● **Instructions for the task**: How many lines of these entries hold the string "this"? Answer with the number alone.

● **Material**:
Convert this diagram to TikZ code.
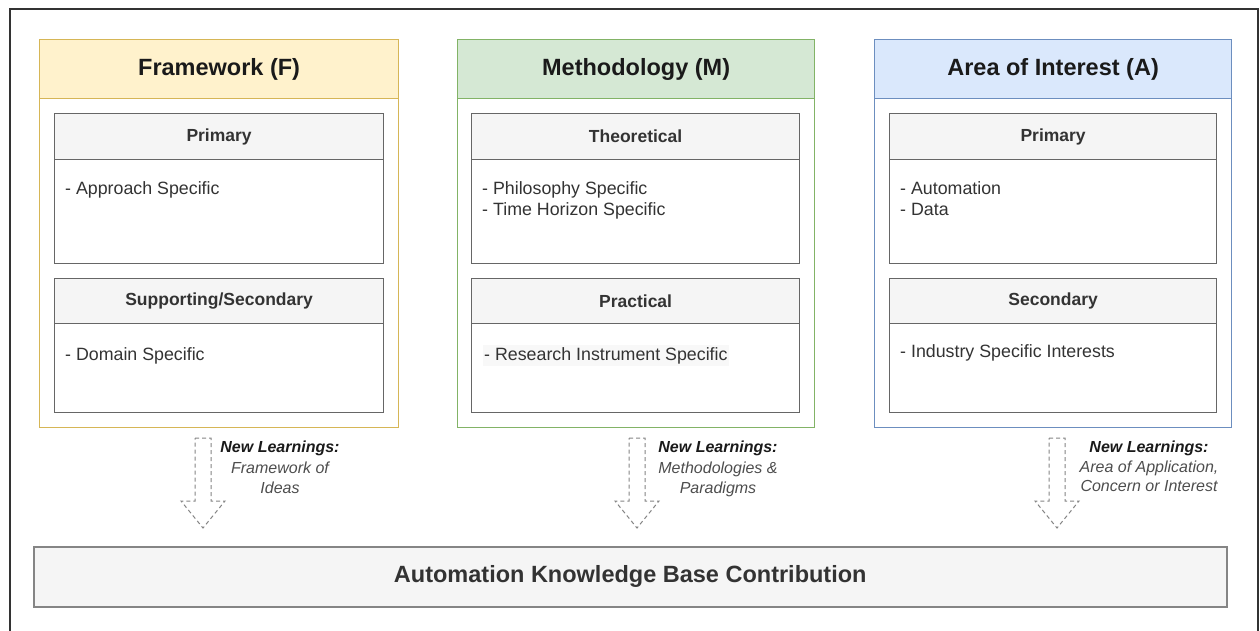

==

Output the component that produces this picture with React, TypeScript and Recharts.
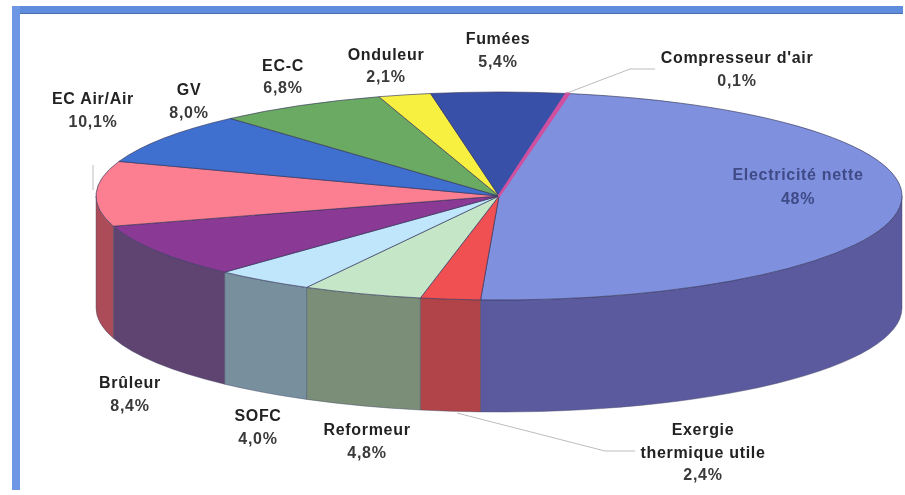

* * *

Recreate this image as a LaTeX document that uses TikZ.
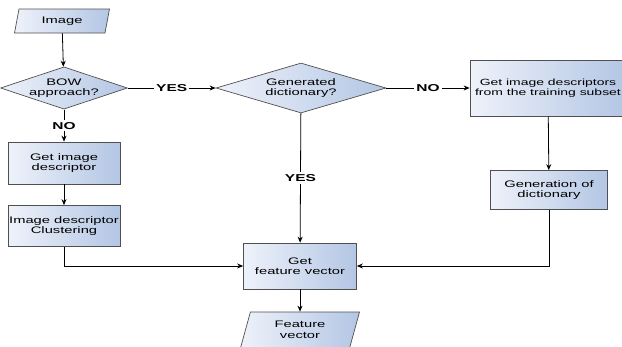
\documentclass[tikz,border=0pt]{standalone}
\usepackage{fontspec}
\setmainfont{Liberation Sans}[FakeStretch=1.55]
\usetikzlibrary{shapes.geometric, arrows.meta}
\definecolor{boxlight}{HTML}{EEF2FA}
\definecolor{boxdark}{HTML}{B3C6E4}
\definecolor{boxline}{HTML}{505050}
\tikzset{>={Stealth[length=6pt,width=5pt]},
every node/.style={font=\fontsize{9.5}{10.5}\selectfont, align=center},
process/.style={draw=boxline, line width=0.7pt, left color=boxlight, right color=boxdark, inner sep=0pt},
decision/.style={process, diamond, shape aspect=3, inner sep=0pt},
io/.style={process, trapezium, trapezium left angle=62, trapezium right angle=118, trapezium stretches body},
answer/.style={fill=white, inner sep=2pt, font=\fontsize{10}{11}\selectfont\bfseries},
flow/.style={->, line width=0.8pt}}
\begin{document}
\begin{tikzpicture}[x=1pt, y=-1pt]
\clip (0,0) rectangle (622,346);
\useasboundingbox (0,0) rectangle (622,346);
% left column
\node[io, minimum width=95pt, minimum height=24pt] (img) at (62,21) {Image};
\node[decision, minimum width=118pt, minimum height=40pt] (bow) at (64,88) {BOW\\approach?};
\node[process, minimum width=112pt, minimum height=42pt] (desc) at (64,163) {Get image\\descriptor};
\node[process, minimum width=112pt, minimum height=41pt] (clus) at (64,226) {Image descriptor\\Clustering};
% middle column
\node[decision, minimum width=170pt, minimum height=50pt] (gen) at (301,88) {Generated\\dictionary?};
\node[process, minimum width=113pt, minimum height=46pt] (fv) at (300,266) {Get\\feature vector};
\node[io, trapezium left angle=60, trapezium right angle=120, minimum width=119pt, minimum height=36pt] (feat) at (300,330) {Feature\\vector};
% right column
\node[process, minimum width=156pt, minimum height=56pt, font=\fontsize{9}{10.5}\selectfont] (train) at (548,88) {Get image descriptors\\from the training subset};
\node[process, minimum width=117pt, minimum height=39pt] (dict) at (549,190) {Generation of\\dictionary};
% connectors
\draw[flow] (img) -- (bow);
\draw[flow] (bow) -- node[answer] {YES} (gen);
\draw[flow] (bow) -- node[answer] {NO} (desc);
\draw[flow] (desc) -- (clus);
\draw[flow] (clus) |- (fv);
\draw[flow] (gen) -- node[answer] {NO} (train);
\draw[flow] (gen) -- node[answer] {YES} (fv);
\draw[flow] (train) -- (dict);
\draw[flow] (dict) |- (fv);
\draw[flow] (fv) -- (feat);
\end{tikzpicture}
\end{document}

● **Task response**: 3